On this date in 1538, Spanish conquistador Diego de Almagro was executed* at Cuzco by his vengeful rivals, the Pizarro brothers.
Conquistadoring with the rapacious Pizarros was a good way to get rich, get dead, or possibly both.
Almagro, a soldier, got to the New World in 1514 and soon fell in with alpha male Pizarro Francisco.** He’d become an adjunct to the latter’s conquest of the Incan Empire in the 1520s and 1530s; sent to capture the Incan city of Quito, Almagro found it razed by its defenders, and he sycophantically re-founded it as San Francisco de Quito.†
Things weren’t buddy-buddy for long.
The Iberian mothership divided Spain’s putative New World possessions north and south, putting Almagro in command of the southern cone.
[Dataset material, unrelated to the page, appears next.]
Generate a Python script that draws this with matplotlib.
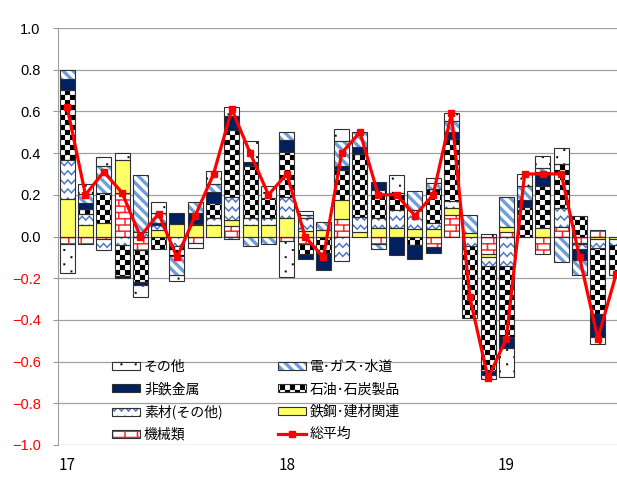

Great news … now all he had to do was actually take control of it.
Personally financing an expedition on the expectation of fabulous riches to be seized, Almagro instead foundered in Chile’s northern valleys in a frustrating environment of natives equally hostile and impecunious. After a couple years, he gave up and returned to Peru, angrier and poorer for his trouble — and there found that he could exploit the Spanish preoccupation with intransigent Incan chief Manco Inca to nick the capital city of Cuzco for himself.
Almagro actually had the lesser Pizarros — Gonzalo and Hernando — prisoner for a while, but he bartered them away to Francisco for a hill of beans (that is, a promise not to attack), and the Pizarros took their city back by routing Almagro at the Battle of Las Salinas.
The sentence of death against as august a personage as the appointed ruler of Nueva Toledo shocked many, and it was carried out against Almagro’s own entreaties for an appeal to the crown.
Francisco Pizarro would redeem his want of clemency towards his former partner in his own blood: in 1541, Almagro’s son, Diego de Almagro II or el Mozo, murdered Pizarro in an attempted coup d’etat. (Almagro the Younger, too, would be executed for his trouble.)
Although he was an important conquistador who spent most of his time at points further north, Almagro is best remembered today not in Peru but in Chile — for his abortive and disappointing expedition made him that land’s first European “discoverer”.
* Either beheaded or garroted.
** Almagro also rubbed shoulders with Vasco Nunez de Balboa.
† He pulled a similar trick with Trujillo, naming it after Francisco Pizarro’s birthplace.